Day two of our musical journey through geekdom was just as intense, boasting early sets from the always congenial Magitek and game rockers Random Encounter, perhaps the only band in the history of music to be fronted by an accordion-playing Black Mage. As the day wore on, the more traditional hip-hop of Myf and Wordburglar – both ably backed by DJ Snyder – gave way to the rapping pirates of Captain Dan & the Scurvy Crew and the metallic might of Killer Robots! Interestingly, while the crowd was a bit less consistent that evening, shifting from the usual nerdcore enthusiasts to a pleasant group of local privateers to a robot-lovin’ mass of fans boasting the show’s youngest attendant, an android savvy infant, and back again, no one ever played to an empty house. Even when the lineup threw such curveballs as following the positive, techy rap of Dual Core’s int eighty with the glamorous, minimalist, infectious ( I made a Rage virus pun!) indie pop of Zombies! Organize!!, attendance never seemed to wane. And while the foul-mouthed hacker rhymes of YTCracker may have seemed like a counterintuitive lead-in to the night’s headliners from the family-friendly Unlimited Enthusiasm Expo – Uncle Monsterface, Math the Band, and Harry and the Potters, the collective energy of which may well be our only hope for a pollution-free fuel source – each act seemed to take this often peculiar pacing in stride.
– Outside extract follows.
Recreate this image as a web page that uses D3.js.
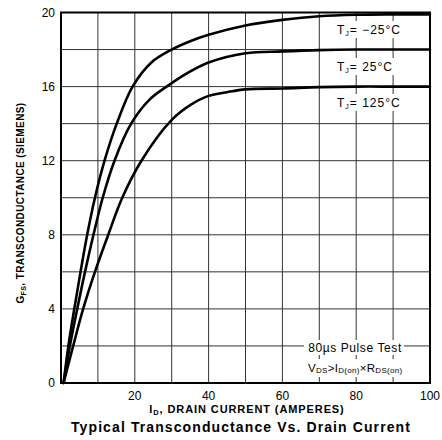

In retrospect, Nerdapalooza was truly as much about the soft underbelly of nerd culture as it was its mottled musical carapace. The moments spent chatting with fellow listeners, featured artists, comic book guys, otaku, Browncoats, bloggers, hackers, horror aficionados, and tabletop fanatics were just as important in the overall scheme of the festival as the many excellent performances. In fact, the only genuine criticism I came away with is the same that one might level at any of Orlando’s myriad of monolithic theme parks: there was simply too much to do.
This weekend was composed of a million moments of nerdy bliss, each resplendent with significance and personal importance, and whether it was a killer act on stage 2, an unbelievable freestyle session on front sidewalk, a particularly spirited discussion about Battlestar Galactica, or an epic round of Tetris, everyone missed something interesting. Now all that we can do to rectify such oversights is sift through each other’s reminiscences and try to find that silver thread of relevance that runs through our collective experience. At an event dedicated to building and celebrating a meta-community, we must fittingly look to one another to get the whole story.